Paper 'blizzard' hits trips
Bill McGregor, general secretary of the Headteachers' Association of Scotland, said that, because of the time it would take to read through pages and pages of new regulations, there was a danger that "folk would lose the notion" of running school trips.
Mr McGregor also called for clarification of some of the guidance, such as a reference to 24-hour supervision on overnight excursions. "What is supervision? Does someone have to sit up all night outside the hotel bedrooms in case someone goes walkabout?" he asked.
"A lot of people have run trips for years because they gave the kids a great experience, because they built relationships with the pupils and because they liked doing it. The focus has been on, 'I like doing it', but with 20-odd bullet points, who's got time to do this?"
Mr McGregor added: "On the one hand, the guidelines open with exactly the right message - that participants can derive a great deal of educational benefit. But on the other hand, it is a daunting document for something that is essentially a voluntary activity, and that is my fear."
Nigel Scriven, chairman of the Scottish Advisory Panel for Outdoor Education, said it was important to put in place appropriate in-service training to allay fears about implementing the new guidelines. "We have to make sure that there are navigation routes through all the piles of documentation so they can easily locate all the information they need," Mr Scriven said.
He welcomed the guidelines, saying they were somewhat overdue but that they broke new ground because they applied to all council services for children.
"The challenge for local authorities and schools is to deal with risk assessments in a way that does not create a mountain of paperwork and a barrier to school trips.
"The burden placed upon the school or school leader must be reduced to a level where it is risk-specific to that leader taking that particular group of kids to that particular place on that particular day."
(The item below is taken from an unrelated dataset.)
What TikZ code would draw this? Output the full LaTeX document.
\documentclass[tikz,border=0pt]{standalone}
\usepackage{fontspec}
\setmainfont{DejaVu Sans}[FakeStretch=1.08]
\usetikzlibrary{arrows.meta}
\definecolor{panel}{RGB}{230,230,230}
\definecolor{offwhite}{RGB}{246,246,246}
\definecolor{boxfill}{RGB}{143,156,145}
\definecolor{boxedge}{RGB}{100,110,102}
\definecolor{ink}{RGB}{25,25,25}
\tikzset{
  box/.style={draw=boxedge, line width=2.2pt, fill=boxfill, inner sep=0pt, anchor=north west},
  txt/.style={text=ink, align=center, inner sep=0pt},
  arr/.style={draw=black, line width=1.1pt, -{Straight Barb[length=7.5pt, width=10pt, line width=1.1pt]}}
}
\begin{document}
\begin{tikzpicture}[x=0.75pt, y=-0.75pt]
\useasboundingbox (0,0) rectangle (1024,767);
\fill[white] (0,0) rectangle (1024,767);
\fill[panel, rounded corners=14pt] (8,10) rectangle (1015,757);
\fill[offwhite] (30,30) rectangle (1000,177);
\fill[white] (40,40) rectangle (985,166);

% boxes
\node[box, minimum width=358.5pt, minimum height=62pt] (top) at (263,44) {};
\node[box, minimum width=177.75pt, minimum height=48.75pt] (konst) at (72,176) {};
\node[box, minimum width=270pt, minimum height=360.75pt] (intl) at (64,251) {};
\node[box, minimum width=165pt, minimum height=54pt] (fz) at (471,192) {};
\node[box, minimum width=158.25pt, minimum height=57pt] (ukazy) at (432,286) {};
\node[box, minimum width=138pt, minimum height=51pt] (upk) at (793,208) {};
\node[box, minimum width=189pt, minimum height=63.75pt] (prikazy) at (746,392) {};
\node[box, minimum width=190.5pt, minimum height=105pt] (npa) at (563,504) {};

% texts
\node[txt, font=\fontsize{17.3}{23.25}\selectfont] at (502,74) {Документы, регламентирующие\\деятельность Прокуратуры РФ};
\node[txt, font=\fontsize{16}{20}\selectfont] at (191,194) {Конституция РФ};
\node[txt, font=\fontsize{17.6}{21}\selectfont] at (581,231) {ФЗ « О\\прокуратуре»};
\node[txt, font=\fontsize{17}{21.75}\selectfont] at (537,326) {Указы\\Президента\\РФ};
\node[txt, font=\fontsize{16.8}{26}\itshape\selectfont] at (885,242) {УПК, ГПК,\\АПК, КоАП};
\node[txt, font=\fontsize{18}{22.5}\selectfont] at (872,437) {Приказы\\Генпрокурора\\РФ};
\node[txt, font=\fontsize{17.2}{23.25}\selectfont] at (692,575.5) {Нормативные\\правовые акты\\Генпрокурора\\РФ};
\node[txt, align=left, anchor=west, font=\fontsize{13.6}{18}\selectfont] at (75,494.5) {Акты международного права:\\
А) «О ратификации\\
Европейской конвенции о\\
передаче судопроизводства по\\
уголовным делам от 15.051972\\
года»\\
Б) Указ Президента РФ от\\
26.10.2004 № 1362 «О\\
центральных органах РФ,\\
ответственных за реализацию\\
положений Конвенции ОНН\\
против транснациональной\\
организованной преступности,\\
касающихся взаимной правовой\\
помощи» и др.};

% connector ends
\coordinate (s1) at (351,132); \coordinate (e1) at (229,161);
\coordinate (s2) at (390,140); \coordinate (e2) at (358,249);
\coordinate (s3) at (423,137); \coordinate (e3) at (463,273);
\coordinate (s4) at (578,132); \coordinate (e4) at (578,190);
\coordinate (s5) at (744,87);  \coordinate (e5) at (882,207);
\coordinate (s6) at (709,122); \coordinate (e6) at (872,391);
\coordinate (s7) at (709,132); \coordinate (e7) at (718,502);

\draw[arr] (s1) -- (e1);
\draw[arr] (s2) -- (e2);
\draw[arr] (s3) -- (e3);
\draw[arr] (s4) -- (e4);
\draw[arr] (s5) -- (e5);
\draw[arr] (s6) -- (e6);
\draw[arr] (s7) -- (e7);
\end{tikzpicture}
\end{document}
Alan Blackie, director of education for East Lothian, who sat on the working group which prepared the guidelines, doubted that they would make the planning of trips "hugely more complicated" as health and safety and risk assessment elements should already be in place.
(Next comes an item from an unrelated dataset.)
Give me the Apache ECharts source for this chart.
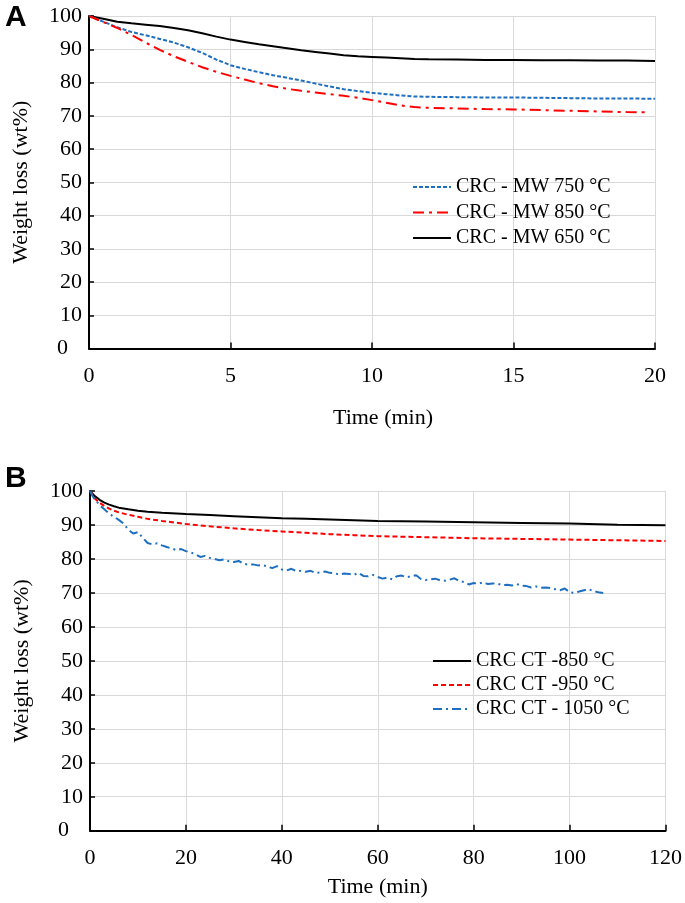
<!DOCTYPE html>
<html>
<head>
<meta charset="utf-8">
<script src="https://cdn.jsdelivr.net/npm/echarts@6/dist/echarts.min.js"></script>
<style>
html,body{margin:0;padding:0;background:#fff;}
#chart{width:685px;height:903px;}
</style>
</head>
<body>
<div id="chart"></div>
<script>
// Panel A: microwave (time in min, weight %)
var mw750 = [[0,100],[0.5,98.3],[1,96.6],[1.5,95.2],[2,94.2],[2.5,93.1],[3,92.0],[3.5,90.6],[4,88.9],[4.5,86.9],[5,85.2],[5.5,84.1],[6,83.1],[6.5,82.2],[7,81.4],[7.5,80.6],[8,79.7],[8.5,78.8],[9,78.0],[9.5,77.4],[10,76.9],[10.5,76.5],[11,76.1],[11.5,75.8],[12,75.7],[13,75.6],[14,75.5],[15,75.5],[16,75.4],[17,75.3],[18,75.2],[19,75.2],[20,75.1]];
var mw850 = [[0,100],[0.5,98.2],[1,96.4],[1.5,94.3],[2,92.0],[2.5,89.8],[3,87.9],[3.5,86.2],[4,84.6],[4.5,83.2],[5,82.0],[5.5,80.9],[6,79.8],[6.5,78.9],[7,78.1],[7.5,77.5],[8,77.0],[8.5,76.5],[9,76.0],[9.5,75.4],[10,74.7],[10.5,73.9],[11,73.1],[11.5,72.6],[12,72.4],[13,72.2],[14,72.0],[15,71.9],[16,71.7],[17,71.5],[18,71.3],[19,71.1],[19.8,71.0]];
var mw650 = [[0,100],[0.5,99.2],[1,98.3],[1.5,97.8],[2,97.4],[2.5,97.0],[3,96.4],[3.5,95.7],[4,94.8],[4.5,93.8],[5,92.9],[5.5,92.2],[6,91.5],[6.5,90.9],[7,90.3],[7.5,89.7],[8,89.2],[8.5,88.7],[9,88.2],[9.5,87.9],[10,87.7],[10.5,87.5],[11,87.3],[11.5,87.1],[12,87.0],[13,86.9],[14,86.8],[15,86.8],[16,86.7],[17,86.7],[18,86.6],[19,86.6],[20,86.5]];

// Panel B: conventional heating
var ct850 = [[0,100],[1,98.5],[2,97.4],[3,96.6],[4,96.0],[5,95.5],[6,95.1],[8,94.6],[10,94.2],[12,93.9],[15,93.6],[20,93.2],[25,92.9],[30,92.6],[35,92.3],[40,92.0],[45,91.8],[50,91.6],[55,91.4],[60,91.2],[70,91.0],[80,90.8],[90,90.6],[100,90.4],[110,90.1],[120,89.9]];
var ct950 = [[0,100],[1,97.8],[2,96.5],[3,95.6],[4,94.8],[5,94.2],[6,93.7],[8,93.0],[10,92.4],[12,91.8],[15,91.2],[20,90.3],[25,89.6],[30,89.0],[35,88.5],[40,88.1],[45,87.7],[50,87.3],[55,87.0],[60,86.7],[70,86.4],[80,86.1],[90,85.9],[100,85.7],[110,85.5],[120,85.3]];
var ct1050 = [[0,100],[0.5,98.6],[1,97.5],[1.5,96.7],[2,95.8],[3,94.6],[4,93.3],[5,92.4],[6,91.5],[7,90.4],[8,88.6],[9,87.5],[10,87.9],[11,86.2],[12,84.7],[13,84.3],[14,84.6],[15,84.0],[16,83.5],[17,83.1],[18,82.6],[19,82.9],[20,82.3],[21,81.9],[22,81.4],[23,80.6],[24,80.9],[25,80.3],[26,80.0],[27,79.6],[28,79.9],[29,79.3],[30,79.1],[31,79.4],[32,78.6],[33,78.3],[34,78.4],[35,78.1],[36,78.2],[37,77.8],[38,77.3],[39,77.9],[40,76.9],[41,76.6],[42,77.1],[43,76.4],[44,76.5],[45,76.2],[46,76.5],[47,75.9],[48,76.0],[49,76.3],[50,75.9],[51,75.8],[52,75.4],[53,75.7],[54,75.6],[55,75.3],[56,75.9],[57,75.0],[58,74.9],[59,75.3],[60,74.7],[61,74.2],[62,74.5],[63,74.0],[64,74.9],[65,75.1],[66,74.6],[67,74.9],[68,75.2],[69,74.1],[70,73.8],[71,74.0],[72,74.2],[73,73.7],[74,73.6],[75,73.9],[76,74.3],[77,73.5],[78,73.2],[79,72.5],[80,72.9],[81,72.7],[82,73.1],[83,72.6],[84,72.8],[85,72.7],[86,72.3],[87,72.4],[88,72.2],[89,72.6],[90,72.1],[91,72.0],[92,71.6],[93,71.9],[94,71.5],[95,71.6],[96,71.4],[97,71.1],[98,70.8],[99,71.3],[100,70.2],[101,70.0],[102,70.4],[103,70.8],[104,71.1],[105,70.5],[106,70.2],[107,70.0]];

var namesA = ['CRC - MW 750 °C', 'CRC - MW 850 °C', 'CRC - MW 650 °C'];
var namesB = ['CRC CT -850 °C', 'CRC CT -950 °C', 'CRC CT - 1050 °C'];
var yAxisTitle = 'Weight loss (wt%)';
var xAxisTitle = 'Time (min)';

var FONT = "'Liberation Serif', 'Times New Roman', serif";
var chart = echarts.init(document.getElementById('chart'), null, {renderer: 'canvas'});

function yAx(gi) {
  return {
    type: 'value', gridIndex: gi, min: 0, max: 100, interval: 10,
    name: yAxisTitle, nameLocation: 'middle', nameGap: 57,
    nameTextStyle: {fontFamily: FONT, fontSize: 22, color: '#000'},
    axisLine: {show: true, lineStyle: {color: '#000', width: 2}},
    axisTick: {show: true, inside: true, length: 5, lineStyle: {color: '#000', width: 1.5}},
    axisLabel: {
      margin: 7, fontFamily: FONT, fontSize: 22, color: '#000',
      formatter: function (v) { return v === 0 ? '{z|0}' : String(v); },
      rich: {z: {fontFamily: FONT, fontSize: 22, color: '#000', padding: [0, 14, 0, 0]}}
    },
    splitLine: {show: true, lineStyle: {color: '#d9d9d9', width: 1}}
  };
}
function xAx(gi, max, interval, labelMargin, nameGap, namePad) {
  return {
    type: 'value', gridIndex: gi, min: 0, max: max, interval: interval,
    name: xAxisTitle, nameLocation: 'middle', nameGap: nameGap,
    nameTextStyle: {fontFamily: FONT, fontSize: 22, color: '#000', padding: namePad},
    axisLine: {show: true, onZero: false, lineStyle: {color: '#000', width: 2}},
    axisTick: {show: true, inside: true, length: 6, lineStyle: {color: '#000', width: 1.5}},
    axisLabel: {margin: labelMargin, fontFamily: FONT, fontSize: 22, color: '#000'},
    splitLine: {show: true, lineStyle: {color: '#d9d9d9', width: 1}}
  };
}
function line(name, data, color, type, gi, width) {
  return {
    name: name, type: 'line', data: data, xAxisIndex: gi, yAxisIndex: gi,
    symbol: 'none', smooth: false, animation: false,
    lineStyle: {color: color, width: width || 2, type: type},
    itemStyle: {color: color}
  };
}

var legendCommon = {
  orient: 'vertical', itemWidth: 38, itemHeight: 12, padding: 0,
  itemStyle: {color: 'transparent', borderWidth: 0, borderColor: 'transparent'},
  textStyle: {fontFamily: FONT, fontSize: 20, lineHeight: 20, color: '#000'},
  selectedMode: false
};

var option = {
  backgroundColor: '#fff',
  animation: false,
  grid: [
    {left: 89, right: 30, top: 16, bottom: 554.5},
    {left: 90, right: 18, top: 491, bottom: 72.3}
  ],
  xAxis: [xAx(0, 20, 5, 17, 59, [0, 0, 0, 22]), xAx(1, 120, 20, 17, 46, 0)],
  yAxis: [yAx(0), yAx(1)],
  legend: [
    Object.assign({}, legendCommon, {data: namesA, left: 412, top: 177, itemGap: 5.5}),
    Object.assign({}, legendCommon, {data: namesB, left: 432, top: 651, itemGap: 4})
  ],
  series: [
    line(namesA[2], mw650, '#000000', 'solid', 0),
    line(namesA[0], mw750, '#1f6fc0', [4, 2], 0),
    line(namesA[1], mw850, '#ff0000', [11, 5, 3, 5], 0),
    line(namesB[0], ct850, '#000000', 'solid', 1),
    line(namesB[1], ct950, '#ff0000', [5, 3], 1),
    line(namesB[2], ct1050, '#1f6fc0', [9, 4, 2, 4], 1)
  ],
  graphic: [
    {type: 'text', left: 5, top: 3, style: {text: 'A', font: "bold 30px 'Liberation Sans', Arial, sans-serif", fill: '#000'}},
    {type: 'text', left: 5, top: 464, style: {text: 'B', font: "bold 30px 'Liberation Sans', Arial, sans-serif", fill: '#000'}}
  ]
};
chart.setOption(option);
</script>
</body>
</html>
Mr Blackie pointed to the need for robust procedures after the case of Dugald Campbell, headteacher of Ratho primary near Edinburgh, who was fined pound;750 last year, thereby getting a criminal conviction, after a six-year-old nearly drowned on a school trip to North Berwick beach.
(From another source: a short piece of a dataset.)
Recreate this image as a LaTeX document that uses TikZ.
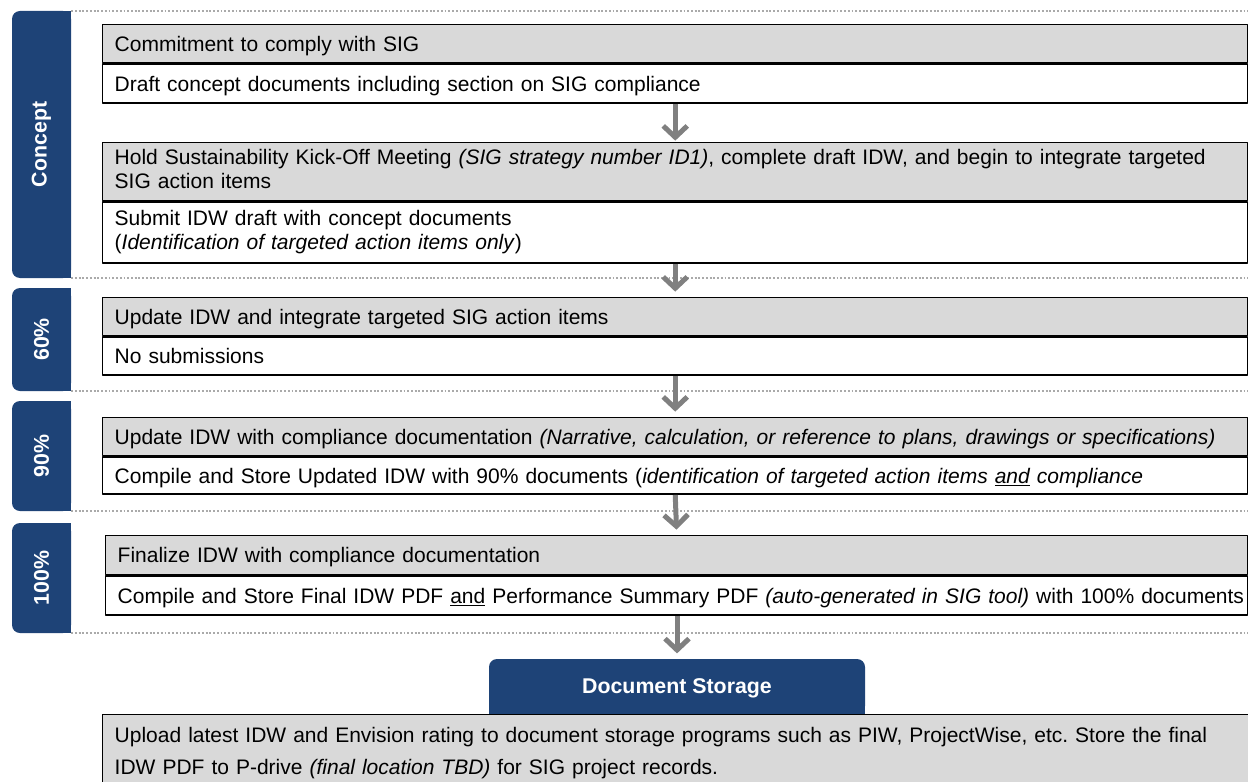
\documentclass[tikz,border=0pt]{standalone}
\usepackage{fontspec}
\setmainfont{Liberation Sans}
\usetikzlibrary{arrows.meta}
\definecolor{tabblue}{RGB}{30,67,119}
\definecolor{headgray}{RGB}{217,217,217}
\definecolor{arrowgray}{RGB}{128,128,128}
\definecolor{dotgray}{RGB}{170,170,170}
\pgfdeclarelayer{background}
\pgfsetlayers{background,main}
\frenchspacing
\begin{document}
\begin{tikzpicture}[line cap=round,line join=round,x=0.75pt,y=-0.75pt,
    every node/.style={font=\fontsize{15.75}{18}\selectfont},
    stepbox/.style={draw=black,line width=1.1pt,anchor=north west,text width=840.75pt,inner xsep=9pt,inner ysep=0pt,align=left},
    oneline/.style={text height=14pt,text depth=3pt},
    twoline/.style={execute at begin node=\strut,execute at end node=\strut},
    headbox/.style={stepbox,fill=headgray},
    bodybox/.style={stepbox,fill=white},
    phasetab/.style={fill=tabblue,rounded corners=6pt,minimum width=44.25pt,text=white,font=\fontsize{16}{18}\selectfont\bfseries},
    storagetab/.style={phasetab,minimum width=282pt,minimum height=41.25pt,text depth=0pt},
    lowerbox/.style={draw=black,fill=headgray,line width=1.1pt,anchor=north west,text width=850pt,inner xsep=9pt,inner ysep=0pt,minimum height=57pt,align=left,font=\fontsize{15.75}{24}\selectfont},
    sepline/.style={dotgray,line width=1.5pt,line cap=butt,dash pattern=on 1.4pt off 1.4pt},
    flow/.style={arrowgray,line width=3.75pt,line cap=butt,-{Straight Barb[length=8.5pt,width=18pt]},shorten >=4pt}]
      \clip (0,0) rectangle (1248,781);
      \node[phasetab,minimum height=200.25pt] (concept) at (41.5,144.5) {\rotatebox{90}{Concept}};
      \node[phasetab,minimum height=77.25pt] (p60) at (41.5,339.5) {\rotatebox{90}{60\%}};
      \node[phasetab,minimum height=82.5pt] (p90) at (41.5,456) {\rotatebox{90}{90\%}};
      \node[phasetab,minimum height=82.5pt] (p100) at (41.5,578) {\rotatebox{90}{100\%}};
      \begin{pgfonlayer}{background}
        \fill[tabblue] (concept.north) rectangle (concept.south east);
        \fill[tabblue] (p60.north) rectangle (p60.south east);
        \fill[tabblue] (p90.north) rectangle (p90.south east);
        \fill[tabblue] (p100.north) rectangle (p100.south east);
      \end{pgfonlayer}
      \draw[sepline] (concept.north east) -- +(1200,0);
      \draw[sepline] (concept.south east) -- +(1200,0);
      \draw[sepline] (p60.south east) -- +(1200,0);
      \draw[sepline] (p90.south east) -- +(1200,0);
      \draw[sepline] (p100.south east) -- +(1200,0);
      \node[headbox,oneline,minimum height=28.5pt] (c1h) at (102,24) {Commitment to comply with SIG};
      \node[bodybox,oneline,minimum height=29.25pt] (c1b) at (c1h.south west) {Draft concept documents including section on SIG compliance};
      \node[headbox,twoline,minimum height=43.5pt] (c2h) at (102,142) {Hold Sustainability Kick-Off Meeting \textit{(SIG strategy number ID1)}, complete draft IDW, and begin to integrate targeted\\SIG action items};
      \node[bodybox,twoline,minimum height=45.75pt] (c2b) at (c2h.south west) {Submit IDW draft with concept documents\\(\textit{Identification of targeted action items only})};
      \node[headbox,oneline,minimum height=28.5pt] (u60h) at (102,297) {Update IDW and integrate targeted SIG action items};
      \node[bodybox,oneline,minimum height=28.5pt] (u60b) at (u60h.south west) {No submissions};
      \node[headbox,oneline,minimum height=28.5pt] (u90h) at (102,417) {Update IDW with compliance documentation \textit{(Narrative, calculation, or reference to plans, drawings or specifications)}};
      \node[bodybox,oneline,minimum height=27.75pt] (u90b) at (u90h.south west) {Compile and Store Updated IDW with 90\% documents (\textit{identification of targeted action items \underline{and} compliance}};
      \node[headbox,oneline,minimum height=29.25pt,text width=838.5pt] (u100h) at (105,535) {Finalize IDW with compliance documentation};
      \node[bodybox,oneline,minimum height=29.25pt,text width=838.5pt] (u100b) at (u100h.south west) {\mbox{Compile and Store Final IDW PDF \underline{and} Performance Summary PDF \textit{(auto-generated in SIG tool)} with 100\% documents}};
      \node[storagetab] (storage) at (677,686.5) {Document Storage};
      \begin{pgfonlayer}{background}
        \fill[tabblue] (storage.west) rectangle (storage.south east);
      \end{pgfonlayer}
      \node[lowerbox] (upload) at (102,714) {Upload latest IDW and Envision rating to document storage programs such as PIW, ProjectWise, etc. Store the final\\IDW PDF to P-drive \textit{(final location TBD)} for SIG project records.};
      \draw[flow,shorten >=1pt] (c1b.south) -- (c2h.north);
      \draw[flow] (c2b.south) -- (u60h.north);
      \draw[flow] (u60b.south) -- (u90h.north);
      \draw[flow] (u90b.south) -- (u100h.north);
      \draw[flow] (u100b.south -| storage.north) -- (storage.north);
\end{tikzpicture}
\end{document}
Mr Campbell, who did not take part in the excursion, pleaded guilty to putting children at risk of drowning because he had failed to make proper risk assessments for the trip. Edinburgh City Council was fined pound;3,500 in that case after admitting putting children at risk.
Ewan Aitken, the local authorities' education spokesperson, said councils planned to hold discussions with the Executive about the need for new legislation to reduce the risk of litigation.
But he commented: "We are in danger of creating a generation of risk-averse children who become so protected that they suffer. You get nowhere in life if you become frightened of the day you never see.
"School trips are no more or less dangerous than walking to the shops or many of the activities undertaken by children with their families at the weekend."